■ **GOAL**
Retype the lines from the first one in the records down to the line containing "(54,9.5) rectangle (987,583);", counting both, and leave out any pictures.

■ **EXCERPTED RECORDS**
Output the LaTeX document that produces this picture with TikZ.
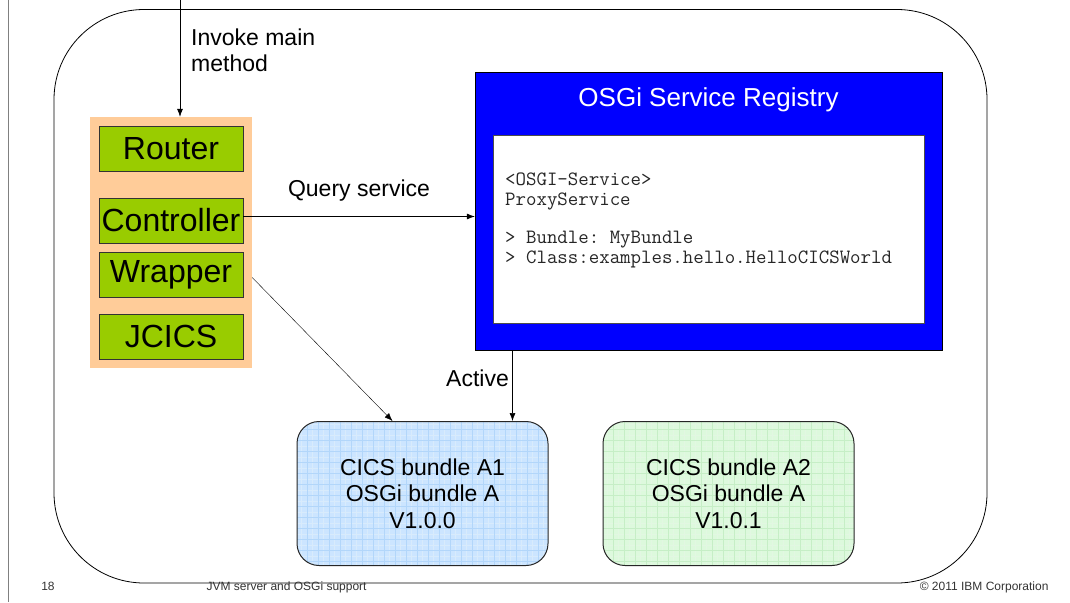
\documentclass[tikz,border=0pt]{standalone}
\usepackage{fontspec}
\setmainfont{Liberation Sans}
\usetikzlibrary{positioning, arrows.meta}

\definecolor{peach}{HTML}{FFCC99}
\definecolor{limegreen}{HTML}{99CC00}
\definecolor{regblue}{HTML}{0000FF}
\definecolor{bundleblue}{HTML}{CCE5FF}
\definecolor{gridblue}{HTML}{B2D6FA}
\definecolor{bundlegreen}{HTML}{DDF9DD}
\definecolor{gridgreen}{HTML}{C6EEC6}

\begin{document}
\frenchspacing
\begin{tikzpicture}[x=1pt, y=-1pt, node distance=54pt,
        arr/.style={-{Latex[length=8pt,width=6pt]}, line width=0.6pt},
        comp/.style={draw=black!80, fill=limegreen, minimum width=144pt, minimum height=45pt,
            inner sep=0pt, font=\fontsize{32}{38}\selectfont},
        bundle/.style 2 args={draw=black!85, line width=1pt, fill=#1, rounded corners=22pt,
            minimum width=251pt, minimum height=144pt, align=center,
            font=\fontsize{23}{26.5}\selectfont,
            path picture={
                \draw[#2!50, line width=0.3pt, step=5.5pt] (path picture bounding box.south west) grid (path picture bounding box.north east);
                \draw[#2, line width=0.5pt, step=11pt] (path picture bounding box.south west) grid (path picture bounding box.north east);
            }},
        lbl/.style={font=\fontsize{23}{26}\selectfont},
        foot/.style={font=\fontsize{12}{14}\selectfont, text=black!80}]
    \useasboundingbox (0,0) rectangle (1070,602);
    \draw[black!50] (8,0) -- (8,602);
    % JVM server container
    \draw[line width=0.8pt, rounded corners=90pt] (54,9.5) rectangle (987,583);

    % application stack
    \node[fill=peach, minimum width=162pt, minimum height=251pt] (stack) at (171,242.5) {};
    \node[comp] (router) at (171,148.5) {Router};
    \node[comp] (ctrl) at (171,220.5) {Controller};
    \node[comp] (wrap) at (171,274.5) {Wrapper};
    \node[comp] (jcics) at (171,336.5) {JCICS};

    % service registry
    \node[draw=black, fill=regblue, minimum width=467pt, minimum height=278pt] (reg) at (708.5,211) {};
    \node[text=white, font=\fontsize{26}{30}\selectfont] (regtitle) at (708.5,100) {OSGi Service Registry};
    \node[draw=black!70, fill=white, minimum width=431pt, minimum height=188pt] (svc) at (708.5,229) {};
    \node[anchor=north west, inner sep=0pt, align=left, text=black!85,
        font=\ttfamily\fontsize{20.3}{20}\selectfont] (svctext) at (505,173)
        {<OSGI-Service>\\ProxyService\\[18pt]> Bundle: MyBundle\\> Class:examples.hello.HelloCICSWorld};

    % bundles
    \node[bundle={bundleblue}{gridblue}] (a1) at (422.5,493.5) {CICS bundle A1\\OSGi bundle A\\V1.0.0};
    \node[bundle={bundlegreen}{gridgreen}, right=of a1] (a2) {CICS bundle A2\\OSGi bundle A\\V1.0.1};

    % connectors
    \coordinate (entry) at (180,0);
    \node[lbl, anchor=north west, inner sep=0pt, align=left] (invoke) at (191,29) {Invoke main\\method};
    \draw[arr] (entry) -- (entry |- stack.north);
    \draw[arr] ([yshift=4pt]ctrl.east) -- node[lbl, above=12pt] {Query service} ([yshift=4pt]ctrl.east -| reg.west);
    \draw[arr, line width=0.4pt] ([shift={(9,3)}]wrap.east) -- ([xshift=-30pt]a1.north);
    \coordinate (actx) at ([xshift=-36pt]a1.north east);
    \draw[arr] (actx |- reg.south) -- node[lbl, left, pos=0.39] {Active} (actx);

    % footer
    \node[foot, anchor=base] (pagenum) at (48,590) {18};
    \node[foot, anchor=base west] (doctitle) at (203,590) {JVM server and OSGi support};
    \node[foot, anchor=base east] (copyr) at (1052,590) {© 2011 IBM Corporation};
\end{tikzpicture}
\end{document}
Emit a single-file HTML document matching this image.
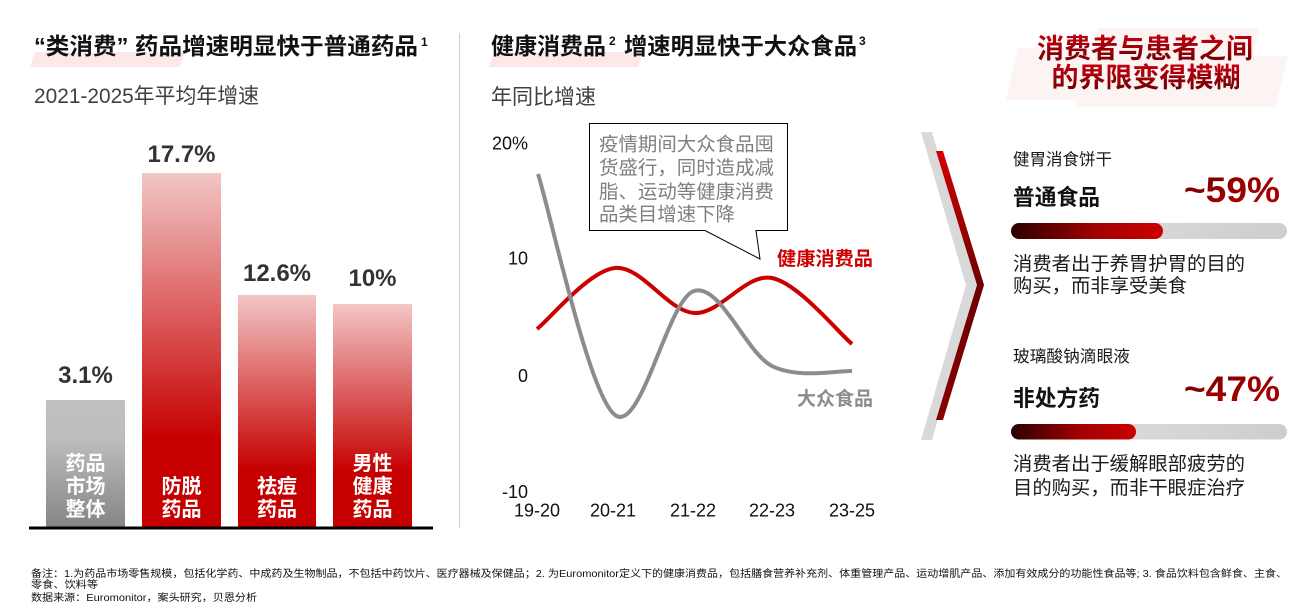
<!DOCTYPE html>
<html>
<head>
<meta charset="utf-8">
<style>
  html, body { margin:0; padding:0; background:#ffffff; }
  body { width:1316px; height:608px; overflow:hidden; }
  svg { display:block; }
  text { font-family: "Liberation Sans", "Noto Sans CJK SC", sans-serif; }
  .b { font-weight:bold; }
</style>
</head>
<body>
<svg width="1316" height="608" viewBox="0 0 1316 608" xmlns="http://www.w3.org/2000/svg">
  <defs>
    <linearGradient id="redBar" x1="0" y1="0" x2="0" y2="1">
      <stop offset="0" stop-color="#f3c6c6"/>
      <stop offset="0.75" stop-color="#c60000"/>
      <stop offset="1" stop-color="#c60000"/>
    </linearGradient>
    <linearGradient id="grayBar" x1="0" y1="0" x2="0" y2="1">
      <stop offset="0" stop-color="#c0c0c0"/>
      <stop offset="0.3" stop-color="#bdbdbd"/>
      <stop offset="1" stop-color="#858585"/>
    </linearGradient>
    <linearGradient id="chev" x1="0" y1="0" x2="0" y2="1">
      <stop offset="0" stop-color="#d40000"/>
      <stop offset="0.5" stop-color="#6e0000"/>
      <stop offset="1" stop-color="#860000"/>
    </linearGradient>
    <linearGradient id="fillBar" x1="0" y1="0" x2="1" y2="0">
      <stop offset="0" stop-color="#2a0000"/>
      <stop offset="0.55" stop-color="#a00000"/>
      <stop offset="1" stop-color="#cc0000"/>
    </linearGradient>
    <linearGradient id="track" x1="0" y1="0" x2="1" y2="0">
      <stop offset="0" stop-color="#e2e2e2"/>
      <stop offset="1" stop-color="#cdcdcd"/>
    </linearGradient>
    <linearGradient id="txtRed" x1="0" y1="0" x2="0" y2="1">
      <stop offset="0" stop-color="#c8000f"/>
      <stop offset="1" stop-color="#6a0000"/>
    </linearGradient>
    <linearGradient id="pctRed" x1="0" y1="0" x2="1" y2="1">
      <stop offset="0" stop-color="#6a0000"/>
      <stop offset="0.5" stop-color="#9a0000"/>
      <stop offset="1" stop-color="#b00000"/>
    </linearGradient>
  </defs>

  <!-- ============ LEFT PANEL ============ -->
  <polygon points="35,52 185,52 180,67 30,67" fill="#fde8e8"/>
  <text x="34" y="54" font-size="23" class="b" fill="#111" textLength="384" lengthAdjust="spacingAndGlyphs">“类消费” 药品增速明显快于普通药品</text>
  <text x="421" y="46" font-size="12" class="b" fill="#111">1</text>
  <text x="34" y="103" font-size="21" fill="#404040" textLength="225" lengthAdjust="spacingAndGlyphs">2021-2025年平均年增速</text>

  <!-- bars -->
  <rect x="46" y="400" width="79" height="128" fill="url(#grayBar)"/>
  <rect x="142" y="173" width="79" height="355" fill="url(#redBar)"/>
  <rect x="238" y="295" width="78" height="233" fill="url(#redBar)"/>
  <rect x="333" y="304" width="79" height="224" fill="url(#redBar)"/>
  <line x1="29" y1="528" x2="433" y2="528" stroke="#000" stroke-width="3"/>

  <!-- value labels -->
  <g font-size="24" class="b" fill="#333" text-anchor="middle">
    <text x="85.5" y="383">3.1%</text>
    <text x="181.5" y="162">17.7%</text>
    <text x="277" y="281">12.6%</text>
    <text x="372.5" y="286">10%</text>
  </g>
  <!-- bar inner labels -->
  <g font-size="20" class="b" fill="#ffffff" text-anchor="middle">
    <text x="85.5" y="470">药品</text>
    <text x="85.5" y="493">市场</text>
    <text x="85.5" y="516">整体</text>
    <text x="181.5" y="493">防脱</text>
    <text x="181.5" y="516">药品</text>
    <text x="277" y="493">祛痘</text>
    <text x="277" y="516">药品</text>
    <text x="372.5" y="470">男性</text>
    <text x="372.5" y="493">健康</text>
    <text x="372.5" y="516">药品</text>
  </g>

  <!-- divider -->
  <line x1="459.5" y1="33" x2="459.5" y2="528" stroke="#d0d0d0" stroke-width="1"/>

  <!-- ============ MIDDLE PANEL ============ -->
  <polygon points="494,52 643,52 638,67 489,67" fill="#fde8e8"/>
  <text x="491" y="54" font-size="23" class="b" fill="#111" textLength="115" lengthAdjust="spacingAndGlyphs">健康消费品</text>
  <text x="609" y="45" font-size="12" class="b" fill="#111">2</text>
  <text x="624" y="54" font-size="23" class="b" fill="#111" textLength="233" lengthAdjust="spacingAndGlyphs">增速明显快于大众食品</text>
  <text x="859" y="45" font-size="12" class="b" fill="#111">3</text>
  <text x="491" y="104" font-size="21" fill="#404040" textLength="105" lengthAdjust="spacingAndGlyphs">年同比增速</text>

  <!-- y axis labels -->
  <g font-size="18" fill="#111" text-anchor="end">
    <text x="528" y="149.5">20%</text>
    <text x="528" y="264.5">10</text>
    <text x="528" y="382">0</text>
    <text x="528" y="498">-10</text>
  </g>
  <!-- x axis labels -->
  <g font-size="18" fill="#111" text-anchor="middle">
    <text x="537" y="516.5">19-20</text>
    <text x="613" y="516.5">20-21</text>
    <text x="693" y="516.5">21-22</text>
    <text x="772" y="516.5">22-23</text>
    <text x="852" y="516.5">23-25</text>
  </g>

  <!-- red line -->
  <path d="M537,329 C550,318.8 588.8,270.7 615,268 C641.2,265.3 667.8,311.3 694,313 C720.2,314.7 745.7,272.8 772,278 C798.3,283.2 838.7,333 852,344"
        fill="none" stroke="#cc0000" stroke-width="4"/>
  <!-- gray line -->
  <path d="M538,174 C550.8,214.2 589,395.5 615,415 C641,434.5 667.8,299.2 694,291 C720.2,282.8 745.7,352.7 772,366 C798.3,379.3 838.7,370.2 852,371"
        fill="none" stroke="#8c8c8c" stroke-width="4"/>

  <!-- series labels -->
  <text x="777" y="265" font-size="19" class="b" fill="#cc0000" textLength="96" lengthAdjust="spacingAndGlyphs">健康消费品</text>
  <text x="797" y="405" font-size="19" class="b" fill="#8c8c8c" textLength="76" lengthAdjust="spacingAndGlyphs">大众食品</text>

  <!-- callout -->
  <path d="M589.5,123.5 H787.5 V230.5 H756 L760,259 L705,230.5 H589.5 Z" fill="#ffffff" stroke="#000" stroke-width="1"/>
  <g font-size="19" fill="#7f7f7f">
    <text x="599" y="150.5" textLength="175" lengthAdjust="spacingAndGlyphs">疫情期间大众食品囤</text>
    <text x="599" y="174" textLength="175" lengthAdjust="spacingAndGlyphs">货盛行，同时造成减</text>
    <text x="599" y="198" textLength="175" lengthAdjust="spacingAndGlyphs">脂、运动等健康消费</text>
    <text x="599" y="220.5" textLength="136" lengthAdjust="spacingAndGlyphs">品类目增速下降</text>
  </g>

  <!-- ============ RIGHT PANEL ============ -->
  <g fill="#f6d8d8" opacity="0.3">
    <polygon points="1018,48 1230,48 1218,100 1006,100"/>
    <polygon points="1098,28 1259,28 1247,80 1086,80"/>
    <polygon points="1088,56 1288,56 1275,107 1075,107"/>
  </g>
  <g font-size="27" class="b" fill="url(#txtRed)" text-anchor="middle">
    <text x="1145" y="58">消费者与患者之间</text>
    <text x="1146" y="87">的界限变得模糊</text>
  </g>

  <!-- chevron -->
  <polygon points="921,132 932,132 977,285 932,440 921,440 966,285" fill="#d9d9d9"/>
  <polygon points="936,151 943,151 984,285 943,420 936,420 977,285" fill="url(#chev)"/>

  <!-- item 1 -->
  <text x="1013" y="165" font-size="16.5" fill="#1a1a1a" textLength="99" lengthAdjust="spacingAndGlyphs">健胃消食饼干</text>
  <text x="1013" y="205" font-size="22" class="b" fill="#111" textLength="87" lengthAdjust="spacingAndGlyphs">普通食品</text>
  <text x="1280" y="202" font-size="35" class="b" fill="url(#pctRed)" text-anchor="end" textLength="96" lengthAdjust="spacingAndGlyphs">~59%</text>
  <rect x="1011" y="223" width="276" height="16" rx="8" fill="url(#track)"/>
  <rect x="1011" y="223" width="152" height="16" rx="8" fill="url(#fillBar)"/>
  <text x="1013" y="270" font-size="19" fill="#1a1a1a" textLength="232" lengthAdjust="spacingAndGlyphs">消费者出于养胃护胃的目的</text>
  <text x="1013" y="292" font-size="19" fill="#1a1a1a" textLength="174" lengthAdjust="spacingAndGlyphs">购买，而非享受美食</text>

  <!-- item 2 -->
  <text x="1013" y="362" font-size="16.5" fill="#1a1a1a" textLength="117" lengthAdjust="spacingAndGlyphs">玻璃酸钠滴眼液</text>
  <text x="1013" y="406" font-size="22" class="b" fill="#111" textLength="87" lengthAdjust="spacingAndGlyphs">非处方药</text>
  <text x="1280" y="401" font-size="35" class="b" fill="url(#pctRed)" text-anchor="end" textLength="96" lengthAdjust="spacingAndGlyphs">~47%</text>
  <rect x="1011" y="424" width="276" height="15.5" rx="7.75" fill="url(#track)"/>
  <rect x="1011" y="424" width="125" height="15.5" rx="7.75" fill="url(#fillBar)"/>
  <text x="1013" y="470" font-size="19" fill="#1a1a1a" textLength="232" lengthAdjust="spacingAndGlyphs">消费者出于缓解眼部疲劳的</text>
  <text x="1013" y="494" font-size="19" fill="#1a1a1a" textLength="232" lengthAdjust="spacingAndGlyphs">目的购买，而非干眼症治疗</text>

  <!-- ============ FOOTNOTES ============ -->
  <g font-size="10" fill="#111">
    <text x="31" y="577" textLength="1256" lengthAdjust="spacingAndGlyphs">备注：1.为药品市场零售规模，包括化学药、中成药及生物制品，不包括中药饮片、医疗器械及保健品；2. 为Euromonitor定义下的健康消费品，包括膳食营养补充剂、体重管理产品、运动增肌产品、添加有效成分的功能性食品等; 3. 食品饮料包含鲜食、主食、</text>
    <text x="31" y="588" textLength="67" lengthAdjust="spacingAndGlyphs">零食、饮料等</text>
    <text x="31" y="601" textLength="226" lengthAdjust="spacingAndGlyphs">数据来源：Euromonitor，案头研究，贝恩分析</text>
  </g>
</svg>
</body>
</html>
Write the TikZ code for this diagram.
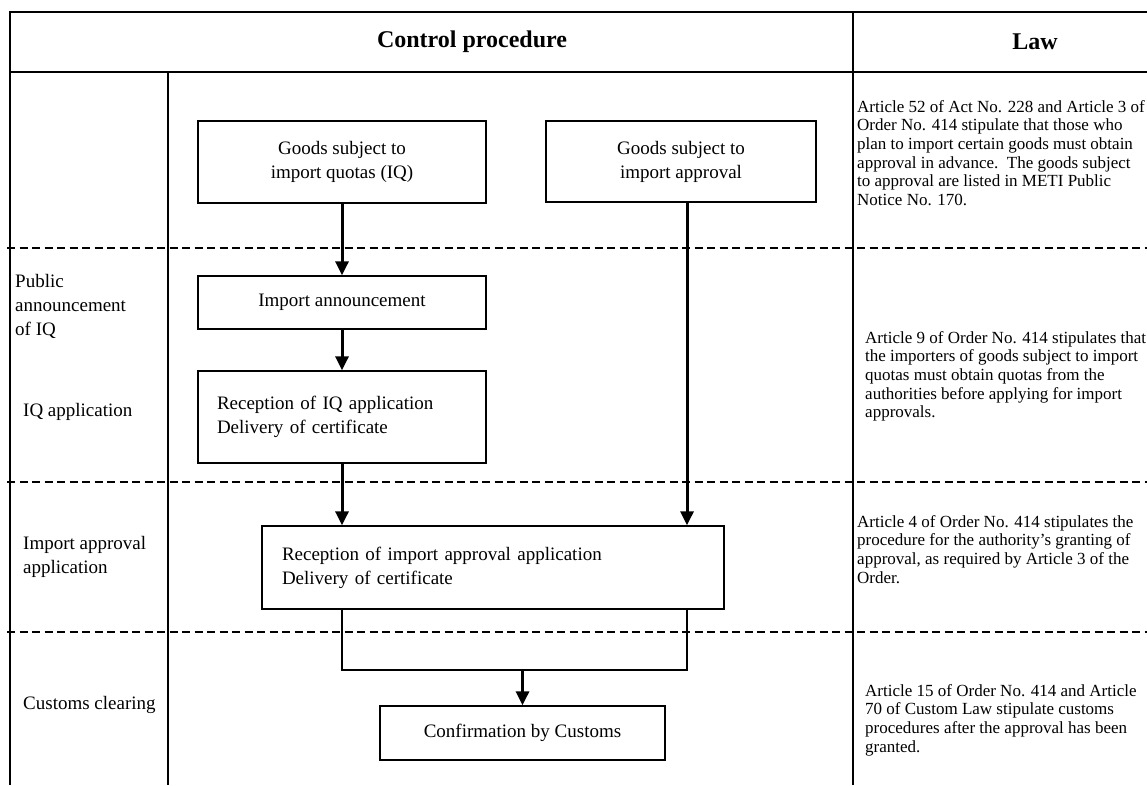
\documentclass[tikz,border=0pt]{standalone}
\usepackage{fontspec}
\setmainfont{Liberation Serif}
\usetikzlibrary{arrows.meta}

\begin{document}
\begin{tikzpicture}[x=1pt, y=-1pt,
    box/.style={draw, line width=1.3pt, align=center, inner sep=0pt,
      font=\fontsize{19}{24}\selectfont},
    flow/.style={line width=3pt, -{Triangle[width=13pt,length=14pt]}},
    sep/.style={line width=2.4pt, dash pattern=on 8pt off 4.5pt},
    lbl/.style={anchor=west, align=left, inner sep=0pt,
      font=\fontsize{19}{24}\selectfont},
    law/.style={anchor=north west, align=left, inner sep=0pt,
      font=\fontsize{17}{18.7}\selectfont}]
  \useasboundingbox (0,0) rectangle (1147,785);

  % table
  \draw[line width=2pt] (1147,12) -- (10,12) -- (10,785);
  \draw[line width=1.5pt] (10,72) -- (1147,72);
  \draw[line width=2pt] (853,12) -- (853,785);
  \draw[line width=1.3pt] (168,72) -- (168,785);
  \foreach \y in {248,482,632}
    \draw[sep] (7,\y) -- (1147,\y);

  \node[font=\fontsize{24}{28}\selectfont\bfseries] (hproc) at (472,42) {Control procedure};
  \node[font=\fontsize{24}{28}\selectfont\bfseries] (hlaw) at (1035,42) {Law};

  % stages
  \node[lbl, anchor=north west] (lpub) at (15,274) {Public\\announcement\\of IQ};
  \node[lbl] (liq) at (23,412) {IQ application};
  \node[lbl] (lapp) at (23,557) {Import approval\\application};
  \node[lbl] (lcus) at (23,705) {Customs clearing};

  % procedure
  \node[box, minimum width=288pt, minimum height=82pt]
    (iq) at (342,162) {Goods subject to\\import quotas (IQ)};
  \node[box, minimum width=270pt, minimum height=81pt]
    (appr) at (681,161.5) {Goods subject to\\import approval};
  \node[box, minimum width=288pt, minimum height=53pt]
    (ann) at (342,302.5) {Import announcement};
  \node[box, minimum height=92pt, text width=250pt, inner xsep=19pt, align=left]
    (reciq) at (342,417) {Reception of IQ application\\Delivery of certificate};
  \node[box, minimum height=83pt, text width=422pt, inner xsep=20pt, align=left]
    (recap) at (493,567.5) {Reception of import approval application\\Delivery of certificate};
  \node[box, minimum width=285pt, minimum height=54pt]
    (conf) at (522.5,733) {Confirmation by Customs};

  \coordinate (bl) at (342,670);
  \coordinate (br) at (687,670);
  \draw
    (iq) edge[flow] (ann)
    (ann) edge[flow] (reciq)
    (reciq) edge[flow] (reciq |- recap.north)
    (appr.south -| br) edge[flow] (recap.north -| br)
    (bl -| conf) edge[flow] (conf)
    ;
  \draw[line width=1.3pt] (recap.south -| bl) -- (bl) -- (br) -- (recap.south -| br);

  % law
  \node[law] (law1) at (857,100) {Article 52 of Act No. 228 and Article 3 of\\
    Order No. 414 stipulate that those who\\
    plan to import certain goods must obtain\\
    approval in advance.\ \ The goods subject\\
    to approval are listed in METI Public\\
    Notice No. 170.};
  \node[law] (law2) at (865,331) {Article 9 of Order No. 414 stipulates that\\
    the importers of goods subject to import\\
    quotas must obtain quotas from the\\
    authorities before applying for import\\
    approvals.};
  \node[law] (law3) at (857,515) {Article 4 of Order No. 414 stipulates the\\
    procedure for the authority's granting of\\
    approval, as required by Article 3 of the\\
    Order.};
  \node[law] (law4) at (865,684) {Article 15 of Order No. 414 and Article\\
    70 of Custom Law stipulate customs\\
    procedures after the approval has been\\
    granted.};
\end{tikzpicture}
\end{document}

■ **TASK ANSWER**
Output the LaTeX document that produces this picture with TikZ.
\documentclass[tikz,border=0pt]{standalone}
\usepackage{fontspec}
\setmainfont{Liberation Sans}
\usetikzlibrary{positioning, arrows.meta}

\definecolor{peach}{HTML}{FFCC99}
\definecolor{limegreen}{HTML}{99CC00}
\definecolor{regblue}{HTML}{0000FF}
\definecolor{bundleblue}{HTML}{CCE5FF}
\definecolor{gridblue}{HTML}{B2D6FA}
\definecolor{bundlegreen}{HTML}{DDF9DD}
\definecolor{gridgreen}{HTML}{C6EEC6}

\begin{document}
\frenchspacing
\begin{tikzpicture}[x=1pt, y=-1pt, node distance=54pt,
        arr/.style={-{Latex[length=8pt,width=6pt]}, line width=0.6pt},
        comp/.style={draw=black!80, fill=limegreen, minimum width=144pt, minimum height=45pt,
            inner sep=0pt, font=\fontsize{32}{38}\selectfont},
        bundle/.style 2 args={draw=black!85, line width=1pt, fill=#1, rounded corners=22pt,
            minimum width=251pt, minimum height=144pt, align=center,
            font=\fontsize{23}{26.5}\selectfont,
            path picture={
                \draw[#2!50, line width=0.3pt, step=5.5pt] (path picture bounding box.south west) grid (path picture bounding box.north east);
                \draw[#2, line width=0.5pt, step=11pt] (path picture bounding box.south west) grid (path picture bounding box.north east);
            }},
        lbl/.style={font=\fontsize{23}{26}\selectfont},
        foot/.style={font=\fontsize{12}{14}\selectfont, text=black!80}]
    \useasboundingbox (0,0) rectangle (1070,602);
    \draw[black!50] (8,0) -- (8,602);
    % JVM server container
    \draw[line width=0.8pt, rounded corners=90pt] (54,9.5) rectangle (987,583);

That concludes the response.